I’m glad that you understand that this person was just being friendly and not looking for a relationship. You’re dealing with this really well. So many people, when they find themselves in your situation, take it really poorly. Congrats on remembering that person doesn’t owe you a relationship! Yay!
Sorry, I had to get that out of the way.
As for your feelings, I know it’s hard. You found out someone you liked wasn’t interested and worse, it was a few months in. You had your hopes up and your heart set on something that didn’t happen. But know that, in all likelihood, their lack of attraction towards you has surprisingly little to do with you. I mean, think about one of your friends. Are you attracted to them? Well maybe, but then pick another friend you don’t like. It has nothing to do with them, it’s just something that you can’t control. Keep this in mind. It will help.
It will be frustrating in this time ahead. Take a big breathe and centre yourself. Ask yourself some questions that should make your path clearer.
Do you want to be friends with this person – knowing full well that you’ll be nothing more? It seems harsh, but it is better to be honest now than drag yourself through months of trying and failing to come to terms with your feelings in order to be “nice.” It’s okay if you can’t let go. We generally can’t choose who we like.
Ask yourself if you need space, regardless of whether or not you want to stay friends. You likely will. That’s normal. Take some time to reorganize your feelings. Move this person from the “romantic” side of your mind to the “platonic” part. You can do it, but it will be difficult.
Can you treat your friend the same after all this? No hidden resentments that will come out after three drinks? Or when they find someone they actually do want to date? This person doesn’t deserve a shitty friend just because they don’t feel the same way as you. Really think on this.
Other than that, try to keep busy. Download a dumb app, binge watch a new series or become obsessed with a new hobby. Do anything to make your mind off feeling bad.
You can do it! You can do it well!
Is there ever a time when you would stay with a cheating partner?”
Me personally? Probably not. But I’ve never been in that situation – that I know of.
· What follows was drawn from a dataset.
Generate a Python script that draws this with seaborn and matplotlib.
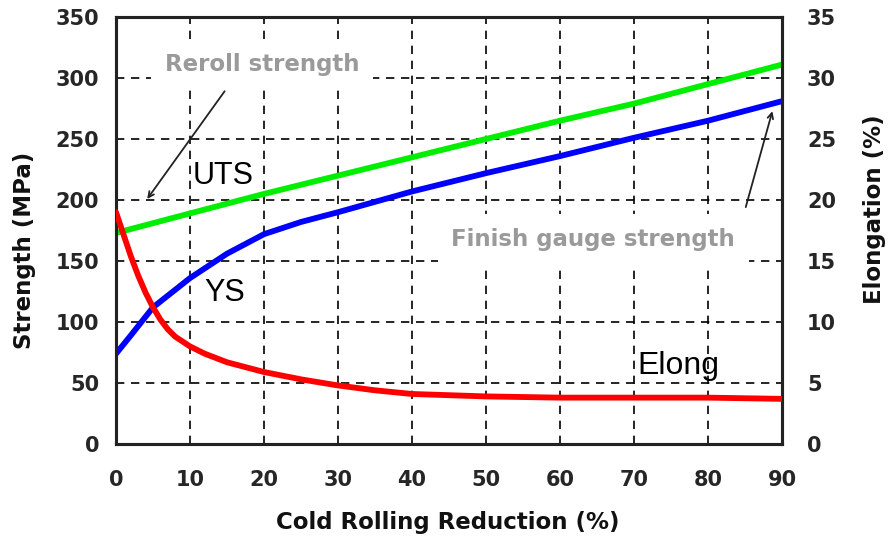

But in theory, I’m sure there are situations where I would stay. Lack of respect is an issue, but you can restore that. Lack of trust is a problem, but someone can earn that back. It would be a personal decision, one that stems from lots of discussion with my partner.
If your partner cheated on you, then you need to really think about what you want to do. You can decide your own path, but you shouldn’t base that decision on the response to a short letter from an advice columnist.
Is it possible to keep a FWB? I mean without both of you losing your minds?”
Yes. But feelings are something that can — and in many cases will – ruin the fun. Keep a clear head and honest feelings.
What’s the point of university? I’m studying something that I’m not super passionate about, but I’m about to finish my third year so is it too late to change my major. Should I just keep going through my degree or should I drop out of school?”
We’re all in university because we want a better future whether that future is doing something you love forever, getting a well-paying job or just not disappointing your parents. Think about your future. What kind of future you would have for each of your options?
I’m not here to make your life choices for you, but I know a lot of people who are just running out of steam from their majors past second year. Take more courses outside your major that interest you. Look into pass/fail courses if you’re worried about your average. That’s why we have electives.
Don’t make a rash decision just because you’re bored.